The promise and peril of Joe Biden’s front-runner campaign

  • by:
  • Source: LA Times
  • 07/31/2020
Joe Biden was whipping through his stump speech at a rustic lakeside campground here when he stumbled over the location of where exactly he spoke a few hours earlier at nearby Dartmouth College.

“I want to be clear, I’m not going nuts,” Biden told supporters perched on camp chairs on the shore of Loon Lake as the sun sank behind him, turning the sky sherbet shades of purple and pink. “I’m not sure whether it was the medical school or where the hell I spoke. But it was on the campus.”

It was a minuscule misstatement. But Biden’s irritation — he pointedly looked at the media covering the event as he corrected himself — was clear.

The former vice president is the front-runner in the 2020 Democratic presidential race, yet he is facing real questions about the fragility of that status. Any misstep or gaffe sparks a flurry of news coverage that undermines the premise of his campaign — that he is the candidate best equipped to beat President Trump.

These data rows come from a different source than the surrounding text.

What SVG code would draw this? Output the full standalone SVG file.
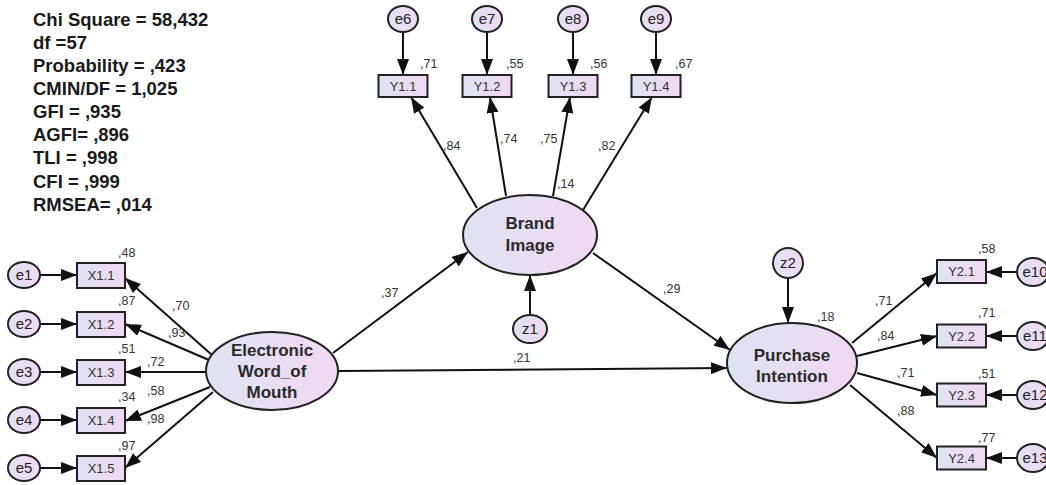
<svg xmlns="http://www.w3.org/2000/svg" width="1046" height="485" viewBox="0 0 1046 485">
<defs>
<linearGradient id="g" x1="0" y1="0" x2="1" y2="0">
<stop offset="0" stop-color="#dfe3f1"/>
<stop offset="1" stop-color="#f0d9f1"/>
</linearGradient>
<marker id="ah" markerUnits="userSpaceOnUse" markerWidth="16" markerHeight="12" refX="16" refY="6" orient="auto">
<path d="M0,0 L16,6 L0,12 Z" fill="#111"/>
</marker>
<style>
.nd{fill:url(#g);stroke:#222;stroke-width:2}
.cn line{stroke:#111;stroke-width:2;marker-end:url(#ah)}
.st{font-family:"Liberation Sans",Arial,sans-serif;font-weight:bold;font-size:18.5px;fill:#1a1a1a}
.lv{font-family:"Liberation Sans",Arial,sans-serif;font-weight:bold;font-size:17px;fill:#2a2a2a;text-anchor:middle}
.bx{font-family:"Liberation Sans",Arial,sans-serif;font-size:13px;fill:#333;text-anchor:middle}
.er{font-family:"Liberation Sans",Arial,sans-serif;font-size:15px;fill:#222;text-anchor:middle}
.co{font-family:"Liberation Sans",Arial,sans-serif;font-size:12.5px;fill:#333}
</style>
</defs>
<rect width="1046" height="485" fill="#fff"/>

<g id="stats" class="st">
<text x="33" y="26">Chi Square = 58,432</text>
<text x="33" y="49">df =57</text>
<text x="33" y="72">Probability = ,423</text>
<text x="33" y="95">CMIN/DF = 1,025</text>
<text x="33" y="118">GFI = ,935</text>
<text x="33" y="141">AGFI= ,896</text>
<text x="33" y="164">TLI = ,998</text>
<text x="33" y="188">CFI = ,999</text>
<text x="33" y="211">RMSEA= ,014</text>
</g>

<g id="connectors" class="cn">
<line x1="403" y1="32" x2="403" y2="75"/>
<line x1="487" y1="32" x2="487" y2="75"/>
<line x1="573" y1="32" x2="573" y2="75"/>
<line x1="656" y1="32" x2="656" y2="75"/>
<line x1="477" y1="208" x2="411" y2="97"/>
<line x1="506" y1="196" x2="490" y2="97"/>
<line x1="553" y1="196" x2="570" y2="97"/>
<line x1="583" y1="210" x2="652" y2="97"/>
<line x1="530" y1="315" x2="530" y2="275"/>
<line x1="40" y1="275" x2="77" y2="275"/>
<line x1="40" y1="324" x2="77" y2="324"/>
<line x1="40" y1="372" x2="77" y2="372"/>
<line x1="40" y1="420" x2="77" y2="420"/>
<line x1="40" y1="468" x2="77" y2="468"/>
<line x1="212" y1="355" x2="125" y2="278"/>
<line x1="209" y1="360" x2="125" y2="324"/>
<line x1="206" y1="372" x2="125" y2="372"/>
<line x1="210" y1="387" x2="125" y2="421"/>
<line x1="213" y1="392" x2="125" y2="468"/>
<line x1="333" y1="353" x2="468" y2="252"/>
<line x1="338" y1="371" x2="727" y2="368"/>
<line x1="593" y1="253" x2="730" y2="350"/>
<line x1="788" y1="278" x2="788" y2="323"/>
<line x1="852" y1="343" x2="937" y2="273"/>
<line x1="857" y1="356" x2="937" y2="336"/>
<line x1="857" y1="373" x2="937" y2="395"/>
<line x1="850" y1="385" x2="937" y2="458"/>
<line x1="1017" y1="272" x2="986" y2="272"/>
<line x1="1017" y1="336" x2="986" y2="336"/>
<line x1="1017" y1="395" x2="986" y2="395"/>
<line x1="1017" y1="458" x2="986" y2="458"/>
</g>

<g id="BrandImage"><ellipse class="nd" cx="530" cy="235" rx="67" ry="40"/><text class="lv" x="530" y="229">Brand</text><text class="lv" x="530" y="251">Image</text></g>
<g id="EWOM"><ellipse class="nd" cx="272" cy="371" rx="66" ry="39"/><text class="lv" x="272" y="356">Electronic</text><text class="lv" x="272" y="377">Word_of</text><text class="lv" x="272" y="398">Mouth</text></g>
<g id="PurchaseIntention"><ellipse class="nd" cx="792" cy="363" rx="65" ry="40"/><text class="lv" x="792" y="361">Purchase</text><text class="lv" x="792" y="382">Intention</text></g>

<g id="z1"><ellipse class="nd" cx="530" cy="329" rx="17" ry="14"/><text class="er" x="530" y="334">z1</text></g>
<g id="z2"><ellipse class="nd" cx="788" cy="263" rx="15" ry="15"/><text class="er" x="788" y="268">z2</text></g>

<g id="e6"><ellipse class="nd" cx="403" cy="19" rx="15" ry="13"/><text class="er" x="403" y="24">e6</text></g>
<g id="e7"><ellipse class="nd" cx="487" cy="19" rx="15" ry="13"/><text class="er" x="487" y="24">e7</text></g>
<g id="e8"><ellipse class="nd" cx="573" cy="19" rx="15" ry="13"/><text class="er" x="573" y="24">e8</text></g>
<g id="e9"><ellipse class="nd" cx="656" cy="19" rx="15" ry="13"/><text class="er" x="656" y="24">e9</text></g>
<g id="Y1.1"><rect class="nd" x="378.5" y="75" width="49" height="22"/><text class="bx" x="403" y="91">Y1.1</text></g>
<g id="Y1.2"><rect class="nd" x="462.5" y="75" width="49" height="22"/><text class="bx" x="487" y="91">Y1.2</text></g>
<g id="Y1.3"><rect class="nd" x="548.5" y="75" width="49" height="22"/><text class="bx" x="573" y="91">Y1.3</text></g>
<g id="Y1.4"><rect class="nd" x="631.5" y="75" width="49" height="22"/><text class="bx" x="656" y="91">Y1.4</text></g>

<g id="e1"><ellipse class="nd" cx="24" cy="275" rx="16" ry="13"/><text class="er" x="24" y="280">e1</text></g>
<g id="e2"><ellipse class="nd" cx="24" cy="324" rx="16" ry="13"/><text class="er" x="24" y="329">e2</text></g>
<g id="e3"><ellipse class="nd" cx="24" cy="372" rx="16" ry="13"/><text class="er" x="24" y="377">e3</text></g>
<g id="e4"><ellipse class="nd" cx="24" cy="420" rx="16" ry="13"/><text class="er" x="24" y="425">e4</text></g>
<g id="e5"><ellipse class="nd" cx="24" cy="468" rx="16" ry="13"/><text class="er" x="24" y="473">e5</text></g>
<g id="X1.1"><rect class="nd" x="77" y="263" width="48" height="25"/><text class="bx" x="101" y="280">X1.1</text></g>
<g id="X1.2"><rect class="nd" x="77" y="312" width="48" height="25"/><text class="bx" x="101" y="329">X1.2</text></g>
<g id="X1.3"><rect class="nd" x="77" y="360" width="48" height="25"/><text class="bx" x="101" y="377">X1.3</text></g>
<g id="X1.4"><rect class="nd" x="77" y="408" width="48" height="25"/><text class="bx" x="101" y="425">X1.4</text></g>
<g id="X1.5"><rect class="nd" x="77" y="456" width="48" height="25"/><text class="bx" x="101" y="473">X1.5</text></g>

<g id="Y2.1"><rect class="nd" x="937" y="260" width="49" height="23"/><text class="bx" x="961.5" y="276">Y2.1</text></g>
<g id="Y2.2"><rect class="nd" x="937" y="324.5" width="49" height="23"/><text class="bx" x="961.5" y="340.5">Y2.2</text></g>
<g id="Y2.3"><rect class="nd" x="937" y="383.5" width="49" height="23"/><text class="bx" x="961.5" y="399.5">Y2.3</text></g>
<g id="Y2.4"><rect class="nd" x="937" y="446.5" width="49" height="23"/><text class="bx" x="961.5" y="462.5">Y2.4</text></g>
<g id="e10"><ellipse class="nd" cx="1033" cy="272" rx="16" ry="14"/><text class="er" x="1035" y="277">e10</text></g>
<g id="e11"><ellipse class="nd" cx="1033" cy="336" rx="16" ry="14"/><text class="er" x="1035" y="341">e11</text></g>
<g id="e12"><ellipse class="nd" cx="1033" cy="395" rx="16" ry="14"/><text class="er" x="1035" y="400">e12</text></g>
<g id="e13"><ellipse class="nd" cx="1033" cy="458" rx="16" ry="14"/><text class="er" x="1035" y="463">e13</text></g>

<g id="coefficients" class="co">
<text x="420" y="68">,71</text>
<text x="506" y="68">,55</text>
<text x="590" y="68">,56</text>
<text x="675" y="68">,67</text>
<text x="443" y="150">,84</text>
<text x="500" y="143">,74</text>
<text x="540" y="143">,75</text>
<text x="598" y="150">,82</text>
<text x="557" y="188">,14</text>
<text x="381" y="297">,37</text>
<text x="663" y="293">,29</text>
<text x="513" y="362">,21</text>
<text x="118" y="257">,48</text>
<text x="118" y="305">,87</text>
<text x="118" y="353">,51</text>
<text x="118" y="401">,34</text>
<text x="118" y="450">,97</text>
<text x="172" y="310">,70</text>
<text x="168" y="337">,93</text>
<text x="147" y="366">,72</text>
<text x="147" y="395">,58</text>
<text x="147" y="423">,98</text>
<text x="817" y="321">,18</text>
<text x="875" y="305">,71</text>
<text x="877" y="340">,84</text>
<text x="897" y="377">,71</text>
<text x="897" y="415">,88</text>
<text x="978" y="253">,58</text>
<text x="978" y="317">,71</text>
<text x="978" y="378">,51</text>
<text x="978" y="442">,77</text>
</g>
</svg>
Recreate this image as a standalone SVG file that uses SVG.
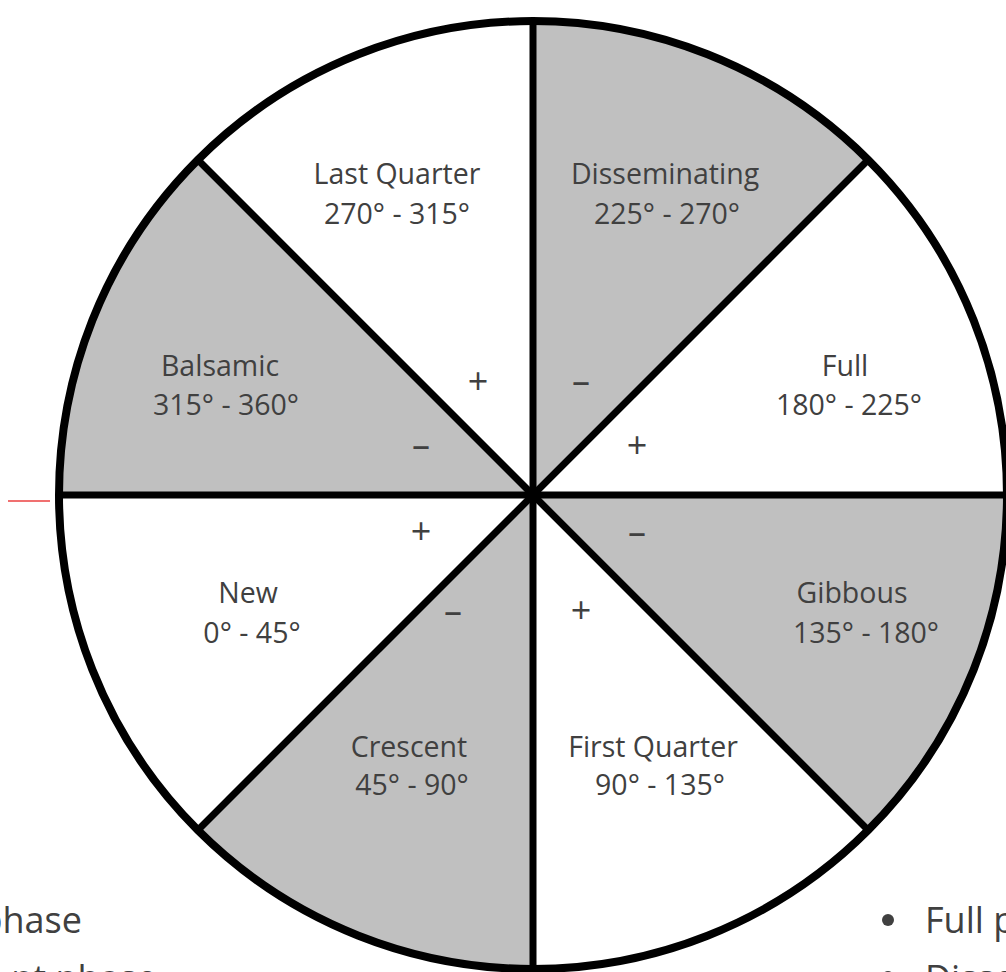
<svg xmlns="http://www.w3.org/2000/svg" width="1006" height="972" viewBox="0 0 1006 972">
<style>
.gray{fill:#c0c0c0;stroke:none}
.white{fill:#ffffff;stroke:none}
.lbl{font-family:"Open Sans","Noto Sans",sans-serif;font-size:28.5px;fill:#404040;text-anchor:middle}
.sign{font-family:"Open Sans","Noto Sans",sans-serif;font-size:36px;fill:#404040;text-anchor:middle}
.spoke{stroke:#000;stroke-width:7;fill:none}
.legend{font-family:"Open Sans","Noto Sans",sans-serif;font-size:36px;fill:#404040}
</style>
<rect x="0" y="0" width="1006" height="972" fill="#ffffff"/>
<g id="disseminating">
<path class="gray" d="M533,495 L533,21 A474,474 0 0 1 868.2,159.8 Z"/>
<text class="lbl" x="665" y="184">Disseminating</text>
<text class="lbl" x="667" y="224">225° - 270°</text>
</g>
<g id="full">
<path class="white" d="M533,495 L868.2,159.8 A474,474 0 0 1 1007,495 Z"/>
<text class="lbl" x="845" y="376">Full</text>
<text class="lbl" x="849" y="415">180° - 225°</text>
</g>
<g id="gibbous">
<path class="gray" d="M533,495 L1007,495 A474,474 0 0 1 868.2,830.2 Z"/>
<text class="lbl" x="852" y="603">Gibbous</text>
<text class="lbl" x="866" y="643">135° - 180°</text>
</g>
<g id="first-quarter">
<path class="white" d="M533,495 L868.2,830.2 A474,474 0 0 1 533,969 Z"/>
<text class="lbl" x="653" y="757">First Quarter</text>
<text class="lbl" x="660" y="795">90° - 135°</text>
</g>
<g id="crescent">
<path class="gray" d="M533,495 L533,969 A474,474 0 0 1 197.8,830.2 Z"/>
<text class="lbl" x="409" y="757">Crescent</text>
<text class="lbl" x="412" y="795">45° - 90°</text>
</g>
<g id="new">
<path class="white" d="M533,495 L197.8,830.2 A474,474 0 0 1 59,495 Z"/>
<text class="lbl" x="248" y="603">New</text>
<text class="lbl" x="252" y="643">0° - 45°</text>
</g>
<g id="balsamic">
<path class="gray" d="M533,495 L59,495 A474,474 0 0 1 197.8,159.8 Z"/>
<text class="lbl" x="220" y="376">Balsamic</text>
<text class="lbl" x="226" y="415">315° - 360°</text>
</g>
<g id="last-quarter">
<path class="white" d="M533,495 L197.8,159.8 A474,474 0 0 1 533,21 Z"/>
<text class="lbl" x="397" y="184">Last Quarter</text>
<text class="lbl" x="397" y="224">270° - 315°</text>
</g>
<g id="connectors">
<line class="spoke" x1="59" y1="495" x2="1007" y2="495"/>
<line class="spoke" x1="533" y1="21" x2="533" y2="969"/>
<line class="spoke" x1="197.8" y1="159.8" x2="868.2" y2="830.2"/>
<line class="spoke" x1="197.8" y1="830.2" x2="868.2" y2="159.8"/>
<circle cx="533" cy="495" r="474" fill="none" stroke="#000" stroke-width="8"/>
<circle cx="533" cy="495" r="8" fill="#000"/>
</g>
<g id="signs">
<text class="sign" x="478" y="394">+</text>
<text class="sign" x="581" y="394">–</text>
<text class="sign" x="421" y="458">–</text>
<text class="sign" x="637" y="458">+</text>
<text class="sign" x="421" y="544">+</text>
<text class="sign" x="637" y="545">–</text>
<text class="sign" x="453" y="624">–</text>
<text class="sign" x="581" y="623">+</text>
</g>
<line x1="8" y1="501" x2="50" y2="501" stroke="#f07070" stroke-width="2"/>
<g id="legend-left">
<text class="legend" x="82" y="933" text-anchor="end">phase</text>
<text class="legend" x="157" y="991" text-anchor="end">nt phase</text>
</g>
<g id="legend-right">
<circle cx="888" cy="920" r="6" fill="#404040"/>
<text class="legend" x="925" y="933">Full phase</text>
<circle cx="888" cy="977" r="6" fill="#404040"/>
<text class="legend" x="925" y="991">Disseminating phase</text>
</g>
</svg>
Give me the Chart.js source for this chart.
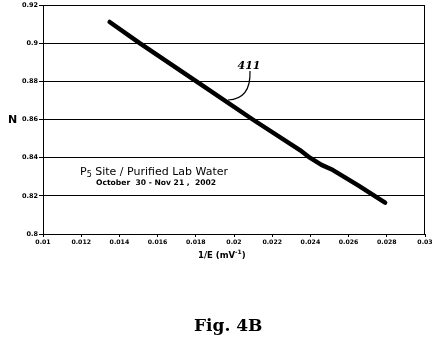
<!DOCTYPE html>
<html>
<head>
<meta charset="utf-8">
<script src="https://cdn.jsdelivr.net/npm/chart.js@4"></script>
<style>
  html, body { margin: 0; padding: 0; background: #fff; }
  #wrap { position: relative; width: 438px; height: 346px; }
  canvas { display: block; }
</style>
</head>
<body>
<div id="wrap"><canvas id="c" width="438" height="346"></canvas></div>
<script>
// ---- data ----
const xValues = [0.01349, 0.01506, 0.01803, 0.02098, 0.02345, 0.02397, 0.02458, 0.02518, 0.02650, 0.02791];
const yValues = [0.9111, 0.9000, 0.8800, 0.8600, 0.8440, 0.8400, 0.8362, 0.8335, 0.8255, 0.8164];
const yTicks = [0.8, 0.82, 0.84, 0.86, 0.88, 0.9, 0.92];
const xTicks = [0.01, 0.012, 0.014, 0.016, 0.018, 0.02, 0.022, 0.024, 0.026, 0.028, 0.03];
const seriesLabel = "411";
const boxLine1 = ["P", "5", " Site / Purified Lab Water"];
const boxLine2 = "October  30 - Nov 21 ,  2002";
const yTitle = "N";
const xTitle = ["1/E (mV", "-1", ")"];
const figCaption = "Fig. 4B";

const points = xValues.map((x, i) => ({ x: x, y: yValues[i] }));

const textPlugin = {
  id: 'texts',
  afterDraw(chart) {
    const ctx = chart.ctx;
    const a = chart.chartArea;
    ctx.save();
    // right border
    ctx.strokeStyle = '#000';
    ctx.lineWidth = 1;
    ctx.beginPath();
    ctx.moveTo(Math.round(a.right) - 0.5, a.top);
    ctx.lineTo(Math.round(a.right) - 0.5, a.bottom);
    ctx.stroke();

    ctx.fillStyle = '#000';
    ctx.textBaseline = 'alphabetic';
    ctx.textAlign = 'left';

    // Y title
    ctx.font = 'bold 11px "DejaVu Sans"';
    ctx.fillText(yTitle, 8, 123);

    // X title with superscript
    let x = 198;
    const by = 258;
    ctx.font = 'bold 8.5px "DejaVu Sans"';
    ctx.fillText(xTitle[0], x, by);
    x += ctx.measureText(xTitle[0]).width;
    ctx.font = 'bold 6px "DejaVu Sans"';
    ctx.fillText(xTitle[1], x, by - 4);
    x += ctx.measureText(xTitle[1]).width;
    ctx.font = 'bold 8.5px "DejaVu Sans"';
    ctx.fillText(xTitle[2], x, by);

    // Text box line 1 with subscript
    x = 80;
    ctx.font = '11px "DejaVu Sans"';
    ctx.fillText(boxLine1[0], x, 175);
    x += ctx.measureText(boxLine1[0]).width;
    ctx.font = '8px "DejaVu Sans"';
    ctx.fillText(boxLine1[1], x, 177);
    x += ctx.measureText(boxLine1[1]).width;
    ctx.font = '11px "DejaVu Sans"';
    ctx.fillText(boxLine1[2], x, 175);

    // line 2
    ctx.font = 'bold 7.6px "DejaVu Sans"';
    ctx.fillText(boxLine2, 96, 185);

    // annotation 411
    ctx.font = 'italic bold 11px "DejaVu Serif"';
    ctx.textAlign = 'center';
    ctx.fillText(seriesLabel, 249, 69);
    ctx.lineWidth = 1.2;
    ctx.beginPath();
    ctx.moveTo(250, 71);
    ctx.quadraticCurveTo(251, 99, 228, 100);
    ctx.stroke();

    // caption
    ctx.font = 'bold 17px "DejaVu Serif"';
    ctx.textAlign = 'left';
    ctx.fillText(figCaption, 194, 331);
    ctx.restore();
  }
};

new Chart(document.getElementById('c'), {
  type: 'scatter',
  data: {
    datasets: [{
      label: seriesLabel,
      data: points,
      showLine: true,
      borderColor: '#000',
      backgroundColor: '#000',
      borderWidth: 4.5,
      pointRadius: 0,
      borderCapStyle: 'round',
      borderJoinStyle: 'round',
      tension: 0
    }]
  },
  options: {
    responsive: false,
    animation: false,
    devicePixelRatio: 1,
    layout: { padding: { top: 5, right: 13, bottom: 0, left: 0 } },
    plugins: { legend: { display: false }, tooltip: { enabled: false } },
    scales: {
      x: {
        type: 'linear',
        min: 0.01, max: 0.03,
        afterFit: s => { s.height = 112; },
        afterBuildTicks: s => { s.ticks = xTicks.map(v => ({ value: v })); },
        ticks: {
          color: '#000',
          font: { family: '"DejaVu Sans"', size: 6.2, weight: 'bold' },
          padding: 2,
          maxRotation: 0,
          autoSkip: false,
          callback: v => String(parseFloat(v.toFixed(3)))
        },
        grid: { drawOnChartArea: false, drawTicks: true, tickLength: 3, color: '#000' },
        border: { display: true, color: '#000', width: 1 }
      },
      y: {
        type: 'linear',
        min: 0.8, max: 0.92,
        afterFit: s => { s.width = 43; },
        afterBuildTicks: s => { s.ticks = yTicks.map(v => ({ value: v })); },
        ticks: {
          color: '#000',
          font: { family: '"DejaVu Sans"', size: 6.5, weight: 'bold' },
          padding: 1,
          autoSkip: false,
          callback: v => String(parseFloat(v.toFixed(2)))
        },
        grid: { color: '#000', lineWidth: 1, tickLength: 4 },
        border: { display: true, color: '#000', width: 1 }
      }
    }
  },
  plugins: [textPlugin]
});
</script>
</body>
</html>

Four months since he launched his bid, Biden is intensifying his campaign’s focus on the electability argument. His first television ad emphasizes polls that show him beating Trump. The candidate stresses the point at campaign events. Even his wife, Jill Biden, pointedly argued to Democrats here that they should vote for Biden even if they liked another candidate better because he had the best chance of winning next year.